Et que faire pour aller de l’avant? Katherine Ozment est l’auteure de «Grace Without God: The Search for Meaning, Purpose and Belonging in a Secular Age» (La grâce sans Dieu: la recherche du sens, d’objectif et d’appartenance dans une époque sécularisée). Elle est aussi une «none» qui s’est éloignée du presbytérianisme de son enfance. Elle déclare: «Ce n’est pas que les “nones” ne croient pas en Dieu, c’est qu’ils ne croient pas les enseignements religieux. Ils se sont complètement détachés de la religion et recherchent du sens dans leur travail. Dans l’éducation de leurs enfants, dans leur vie de quartier ou dans la nature.» Mais beaucoup, ajoute-t-elle, «recherchent une vie communautaire telle qu’ils l’avaient autrefois à l’Eglise.» Elle pense que c’est ce qui se cache derrière l’émergence des autoproclamées Eglises athées qui se développent aux Etats-Uns et dans plusieurs pays. «Je pense que chanter dans une chorale manque à beaucoup de “nones”. Ils aimeraient entrer dans un bâtiment et entendre un discours qui les touche. Mais au moment où quelqu’un commence à parler de la Bible, ils décrochent, car cela ne fait plus sens pour eux. C’est un grand défi pour les Eglises.»
Repenser l’évangélisation
Ed Stetzer est directeur général du Centre Billy Graham pour l’évangélisme au Wheaton College et expert concernant les mouvements évangéliques et la direction d’Eglise. Il partage cette analyse. «Alors que les évangéliques savent comment s’adresser aux chrétiens nominaux – ceux qui se s’identifient comme chrétiens, mais qui n’ont pas de pratique religieuse –, ils n’ont pas le même succès avec les “nones”», explique-t-il. «Je pense que les Eglises vont devoir repenser comment elles s’adressent aux personnes sécularisées.»

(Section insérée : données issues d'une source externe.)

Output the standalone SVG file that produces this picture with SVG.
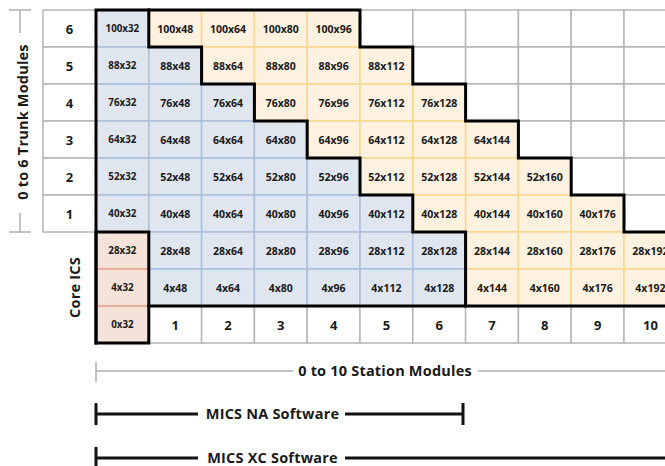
<svg xmlns="http://www.w3.org/2000/svg" width="665" height="466" viewBox="0 0 665 466">
<style>
rect{stroke-width:1.5}
.w{fill:#ffffff;stroke:#b5b5b5}
.o{fill:#fdf1e0;stroke:#f7d88e}
.b{fill:#dfe6ef;stroke:#a9c0dd}
.p{fill:#f5e2d8;stroke:#e7a28f}
text{font-family:"Open Sans","Liberation Sans",sans-serif;fill:#1a1a1a;text-anchor:middle}
.t{font-size:10.5px;font-weight:700;dominant-baseline:central}
.s{font-size:9.8px;font-weight:700}
.n{font-size:13px;font-weight:700;dominant-baseline:central}
.lbl{font-size:14.5px;font-weight:700;letter-spacing:0.2px}
.thick{fill:none;stroke:#000;stroke-width:3;stroke-linejoin:miter;stroke-linecap:square}
.grey{fill:none;stroke:#b0b0b0;stroke-width:1.5}
.blk{fill:none;stroke:#111;stroke-width:3}
</style>

<g id="row-labels">
<g id="rl6"><rect class="w" x="43" y="10" width="53" height="37"/><text class="n" x="69.5" y="28.5">6</text></g>
<g id="rl5"><rect class="w" x="43" y="47" width="53" height="37"/><text class="n" x="69.5" y="65.5">5</text></g>
<g id="rl4"><rect class="w" x="43" y="84" width="53" height="37"/><text class="n" x="69.5" y="102.5">4</text></g>
<g id="rl3"><rect class="w" x="43" y="121" width="53" height="37"/><text class="n" x="69.5" y="139.5">3</text></g>
<g id="rl2"><rect class="w" x="43" y="158" width="53" height="37"/><text class="n" x="69.5" y="176.5">2</text></g>
<g id="rl1"><rect class="w" x="43" y="195" width="53" height="37"/><text class="n" x="69.5" y="213.5">1</text></g>
</g>

<g id="white-cells">
<rect class="w" x="360" y="10" width="52.8" height="37"/>
<rect class="w" x="412.8" y="10" width="52.8" height="37"/>
<rect class="w" x="465.6" y="10" width="52.8" height="37"/>
<rect class="w" x="518.4" y="10" width="52.8" height="37"/>
<rect class="w" x="571.2" y="10" width="52.8" height="37"/>
<rect class="w" x="624" y="10" width="52.8" height="37"/>
<rect class="w" x="412.8" y="47" width="52.8" height="37"/>
<rect class="w" x="465.6" y="47" width="52.8" height="37"/>
<rect class="w" x="518.4" y="47" width="52.8" height="37"/>
<rect class="w" x="571.2" y="47" width="52.8" height="37"/>
<rect class="w" x="624" y="47" width="52.8" height="37"/>
<rect class="w" x="465.6" y="84" width="52.8" height="37"/>
<rect class="w" x="518.4" y="84" width="52.8" height="37"/>
<rect class="w" x="571.2" y="84" width="52.8" height="37"/>
<rect class="w" x="624" y="84" width="52.8" height="37"/>
<rect class="w" x="518.4" y="121" width="52.8" height="37"/>
<rect class="w" x="571.2" y="121" width="52.8" height="37"/>
<rect class="w" x="624" y="121" width="52.8" height="37"/>
<rect class="w" x="571.2" y="158" width="52.8" height="37"/>
<rect class="w" x="624" y="158" width="52.8" height="37"/>
<rect class="w" x="624" y="195" width="52.8" height="37"/>
</g>

<g id="station-numbers">
<g id="s1"><rect class="w" x="148.8" y="306" width="52.8" height="37"/><text class="n" x="175.2" y="324.5">1</text></g>
<g id="s2"><rect class="w" x="201.6" y="306" width="52.8" height="37"/><text class="n" x="228" y="324.5">2</text></g>
<g id="s3"><rect class="w" x="254.4" y="306" width="52.8" height="37"/><text class="n" x="280.8" y="324.5">3</text></g>
<g id="s4"><rect class="w" x="307.2" y="306" width="52.8" height="37"/><text class="n" x="333.6" y="324.5">4</text></g>
<g id="s5"><rect class="w" x="360" y="306" width="52.8" height="37"/><text class="n" x="386.4" y="324.5">5</text></g>
<g id="s6"><rect class="w" x="412.8" y="306" width="52.8" height="37"/><text class="n" x="439.2" y="324.5">6</text></g>
<g id="s7"><rect class="w" x="465.6" y="306" width="52.8" height="37"/><text class="n" x="492" y="324.5">7</text></g>
<g id="s8"><rect class="w" x="518.4" y="306" width="52.8" height="37"/><text class="n" x="544.8" y="324.5">8</text></g>
<g id="s9"><rect class="w" x="571.2" y="306" width="52.8" height="37"/><text class="n" x="597.6" y="324.5">9</text></g>
<g id="s10"><rect class="w" x="624" y="306" width="52.8" height="37"/><text class="n" x="650.4" y="324.5">10</text></g>
</g>

<g id="orange-cells">
<g id="c100x48"><rect class="o" x="148.8" y="10" width="52.8" height="37"/><text class="t" x="175.2" y="28.5">100x48</text></g>
<g id="c100x64"><rect class="o" x="201.6" y="10" width="52.8" height="37"/><text class="t" x="228" y="28.5">100x64</text></g>
<g id="c100x80"><rect class="o" x="254.4" y="10" width="52.8" height="37"/><text class="t" x="280.8" y="28.5">100x80</text></g>
<g id="c100x96"><rect class="o" x="307.2" y="10" width="52.8" height="37"/><text class="t" x="333.6" y="28.5">100x96</text></g>
<g id="c88x64"><rect class="o" x="201.6" y="47" width="52.8" height="37"/><text class="t" x="228" y="65.5">88x64</text></g>
<g id="c88x80"><rect class="o" x="254.4" y="47" width="52.8" height="37"/><text class="t" x="280.8" y="65.5">88x80</text></g>
<g id="c88x96"><rect class="o" x="307.2" y="47" width="52.8" height="37"/><text class="t" x="333.6" y="65.5">88x96</text></g>
<g id="c88x112"><rect class="o" x="360" y="47" width="52.8" height="37"/><text class="t" x="386.4" y="65.5">88x112</text></g>
<g id="c76x80"><rect class="o" x="254.4" y="84" width="52.8" height="37"/><text class="t" x="280.8" y="102.5">76x80</text></g>
<g id="c76x96"><rect class="o" x="307.2" y="84" width="52.8" height="37"/><text class="t" x="333.6" y="102.5">76x96</text></g>
<g id="c76x112"><rect class="o" x="360" y="84" width="52.8" height="37"/><text class="t" x="386.4" y="102.5">76x112</text></g>
<g id="c76x128"><rect class="o" x="412.8" y="84" width="52.8" height="37"/><text class="t" x="439.2" y="102.5">76x128</text></g>
<g id="c64x96"><rect class="o" x="307.2" y="121" width="52.8" height="37"/><text class="t" x="333.6" y="139.5">64x96</text></g>
<g id="c64x112"><rect class="o" x="360" y="121" width="52.8" height="37"/><text class="t" x="386.4" y="139.5">64x112</text></g>
<g id="c64x128"><rect class="o" x="412.8" y="121" width="52.8" height="37"/><text class="t" x="439.2" y="139.5">64x128</text></g>
<g id="c64x144"><rect class="o" x="465.6" y="121" width="52.8" height="37"/><text class="t" x="492" y="139.5">64x144</text></g>
<g id="c52x112"><rect class="o" x="360" y="158" width="52.8" height="37"/><text class="t" x="386.4" y="176.5">52x112</text></g>
<g id="c52x128"><rect class="o" x="412.8" y="158" width="52.8" height="37"/><text class="t" x="439.2" y="176.5">52x128</text></g>
<g id="c52x144"><rect class="o" x="465.6" y="158" width="52.8" height="37"/><text class="t" x="492" y="176.5">52x144</text></g>
<g id="c52x160"><rect class="o" x="518.4" y="158" width="52.8" height="37"/><text class="t" x="544.8" y="176.5">52x160</text></g>
<g id="c40x128"><rect class="o" x="412.8" y="195" width="52.8" height="37"/><text class="t" x="439.2" y="213.5">40x128</text></g>
<g id="c40x144"><rect class="o" x="465.6" y="195" width="52.8" height="37"/><text class="t" x="492" y="213.5">40x144</text></g>
<g id="c40x160"><rect class="o" x="518.4" y="195" width="52.8" height="37"/><text class="t" x="544.8" y="213.5">40x160</text></g>
<g id="c40x176"><rect class="o" x="571.2" y="195" width="52.8" height="37"/><text class="t" x="597.6" y="213.5">40x176</text></g>
<g id="c28x144"><rect class="o" x="465.6" y="232" width="52.8" height="37"/><text class="t" x="492" y="250.5">28x144</text></g>
<g id="c28x160"><rect class="o" x="518.4" y="232" width="52.8" height="37"/><text class="t" x="544.8" y="250.5">28x160</text></g>
<g id="c28x176"><rect class="o" x="571.2" y="232" width="52.8" height="37"/><text class="t" x="597.6" y="250.5">28x176</text></g>
<g id="c28x192"><rect class="o" x="624" y="232" width="52.8" height="37"/><text class="t" x="650.4" y="250.5">28x192</text></g>
<g id="c4x144"><rect class="o" x="465.6" y="269" width="52.8" height="37"/><text class="t" x="492" y="287.5">4x144</text></g>
<g id="c4x160"><rect class="o" x="518.4" y="269" width="52.8" height="37"/><text class="t" x="544.8" y="287.5">4x160</text></g>
<g id="c4x176"><rect class="o" x="571.2" y="269" width="52.8" height="37"/><text class="t" x="597.6" y="287.5">4x176</text></g>
<g id="c4x192"><rect class="o" x="624" y="269" width="52.8" height="37"/><text class="t" x="650.4" y="287.5">4x192</text></g>
</g>

<g id="blue-cells">
<g id="c100x32"><rect class="b" x="96" y="10" width="52.8" height="37"/><text class="t s" x="122.4" y="28.5">100x32</text></g>
<g id="c88x32"><rect class="b" x="96" y="47" width="52.8" height="37"/><text class="t s" x="122.4" y="65.5">88x32</text></g>
<g id="c88x48"><rect class="b" x="148.8" y="47" width="52.8" height="37"/><text class="t" x="175.2" y="65.5">88x48</text></g>
<g id="c76x32"><rect class="b" x="96" y="84" width="52.8" height="37"/><text class="t s" x="122.4" y="102.5">76x32</text></g>
<g id="c76x48"><rect class="b" x="148.8" y="84" width="52.8" height="37"/><text class="t" x="175.2" y="102.5">76x48</text></g>
<g id="c76x64"><rect class="b" x="201.6" y="84" width="52.8" height="37"/><text class="t" x="228" y="102.5">76x64</text></g>
<g id="c64x32"><rect class="b" x="96" y="121" width="52.8" height="37"/><text class="t s" x="122.4" y="139.5">64x32</text></g>
<g id="c64x48"><rect class="b" x="148.8" y="121" width="52.8" height="37"/><text class="t" x="175.2" y="139.5">64x48</text></g>
<g id="c64x64"><rect class="b" x="201.6" y="121" width="52.8" height="37"/><text class="t" x="228" y="139.5">64x64</text></g>
<g id="c64x80"><rect class="b" x="254.4" y="121" width="52.8" height="37"/><text class="t" x="280.8" y="139.5">64x80</text></g>
<g id="c52x32"><rect class="b" x="96" y="158" width="52.8" height="37"/><text class="t s" x="122.4" y="176.5">52x32</text></g>
<g id="c52x48"><rect class="b" x="148.8" y="158" width="52.8" height="37"/><text class="t" x="175.2" y="176.5">52x48</text></g>
<g id="c52x64"><rect class="b" x="201.6" y="158" width="52.8" height="37"/><text class="t" x="228" y="176.5">52x64</text></g>
<g id="c52x80"><rect class="b" x="254.4" y="158" width="52.8" height="37"/><text class="t" x="280.8" y="176.5">52x80</text></g>
<g id="c52x96"><rect class="b" x="307.2" y="158" width="52.8" height="37"/><text class="t" x="333.6" y="176.5">52x96</text></g>
<g id="c40x32"><rect class="b" x="96" y="195" width="52.8" height="37"/><text class="t s" x="122.4" y="213.5">40x32</text></g>
<g id="c40x48"><rect class="b" x="148.8" y="195" width="52.8" height="37"/><text class="t" x="175.2" y="213.5">40x48</text></g>
<g id="c40x64"><rect class="b" x="201.6" y="195" width="52.8" height="37"/><text class="t" x="228" y="213.5">40x64</text></g>
<g id="c40x80"><rect class="b" x="254.4" y="195" width="52.8" height="37"/><text class="t" x="280.8" y="213.5">40x80</text></g>
<g id="c40x96"><rect class="b" x="307.2" y="195" width="52.8" height="37"/><text class="t" x="333.6" y="213.5">40x96</text></g>
<g id="c40x112"><rect class="b" x="360" y="195" width="52.8" height="37"/><text class="t" x="386.4" y="213.5">40x112</text></g>
<g id="c28x48"><rect class="b" x="148.8" y="232" width="52.8" height="37"/><text class="t" x="175.2" y="250.5">28x48</text></g>
<g id="c28x64"><rect class="b" x="201.6" y="232" width="52.8" height="37"/><text class="t" x="228" y="250.5">28x64</text></g>
<g id="c28x80"><rect class="b" x="254.4" y="232" width="52.8" height="37"/><text class="t" x="280.8" y="250.5">28x80</text></g>
<g id="c28x96"><rect class="b" x="307.2" y="232" width="52.8" height="37"/><text class="t" x="333.6" y="250.5">28x96</text></g>
<g id="c28x112"><rect class="b" x="360" y="232" width="52.8" height="37"/><text class="t" x="386.4" y="250.5">28x112</text></g>
<g id="c28x128"><rect class="b" x="412.8" y="232" width="52.8" height="37"/><text class="t" x="439.2" y="250.5">28x128</text></g>
<g id="c4x48"><rect class="b" x="148.8" y="269" width="52.8" height="37"/><text class="t" x="175.2" y="287.5">4x48</text></g>
<g id="c4x64"><rect class="b" x="201.6" y="269" width="52.8" height="37"/><text class="t" x="228" y="287.5">4x64</text></g>
<g id="c4x80"><rect class="b" x="254.4" y="269" width="52.8" height="37"/><text class="t" x="280.8" y="287.5">4x80</text></g>
<g id="c4x96"><rect class="b" x="307.2" y="269" width="52.8" height="37"/><text class="t" x="333.6" y="287.5">4x96</text></g>
<g id="c4x112"><rect class="b" x="360" y="269" width="52.8" height="37"/><text class="t" x="386.4" y="287.5">4x112</text></g>
<g id="c4x128"><rect class="b" x="412.8" y="269" width="52.8" height="37"/><text class="t" x="439.2" y="287.5">4x128</text></g>
</g>

<g id="core-cells">
<g id="c28x32"><rect class="p" x="96" y="232" width="52.8" height="37"/><text class="t s" x="122.4" y="250.5">28x32</text></g>
<g id="c4x32"><rect class="p" x="96" y="269" width="52.8" height="37"/><text class="t s" x="122.4" y="287.5">4x32</text></g>
<g id="c0x32"><rect class="p" x="96" y="306" width="52.8" height="37"/><text class="t s" x="122.4" y="324.5">0x32</text></g>
</g>

<g id="connectors">
<path class="thick" d="M96,343 L96,10 L360,10 L360,47 L412.8,47 L412.8,84 L465.6,84 L465.6,121 L518.4,121 L518.4,158 L571.2,158 L571.2,195 L624,195 L624,232 L667,232"/>
<path class="thick" d="M148.8,10 L148.8,47 L201.6,47 L201.6,84 L254.4,84 L254.4,121 L307.2,121 L307.2,158 L360,158 L360,195 L412.8,195 L412.8,232 L465.6,232 L465.6,306"/>
<path class="thick" d="M148.8,306 L667,306"/>
<rect class="thick" x="96" y="232" width="52.8" height="111"/>
<path class="grey" d="M9,10 H31 M20,10 V33 M20,213 V232 M9,232 H31"/>
<path class="grey" d="M96,362 V382 M96,371 H293 M478,371 H665"/>
<path class="blk" d="M96,403 V425 M96,414 H198 M345,414 H463 M463,403 V425"/>
<path class="blk" d="M96,447 V469 M96,458 H198 M345,458 H665"/>
</g>

<g id="labels">
<text class="lbl" transform="translate(27.5,122) rotate(-90)">0 to 6 Trunk Modules</text>
<text class="lbl" transform="translate(79.5,287.5) rotate(-90)">Core ICS</text>
<text class="lbl" x="385" y="376">0 to 10 Station Modules</text>
<text class="lbl" x="272.5" y="419">MICS NA Software</text>
<text class="lbl" x="272.5" y="463">MICS XC Software</text>
</g>
</svg>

Ed Stetzer est encouragé par le fait que plus de la moitié des «nones» croient encore en un concept de Dieu. «C’est là que se trouve la porte d’entrée», déclare-t-il. «Il y a toujours une conscience de Dieu. Désormais, le travail des chrétiens est d’expliquer ce que Dieu a fait pour eux.»
Le sondage du PRRI a été mené en partenariat avec Religion News Service (RNS) et a été financé par la Fondation Henry Luce et la Fondation Stiefel pour la libre pensée.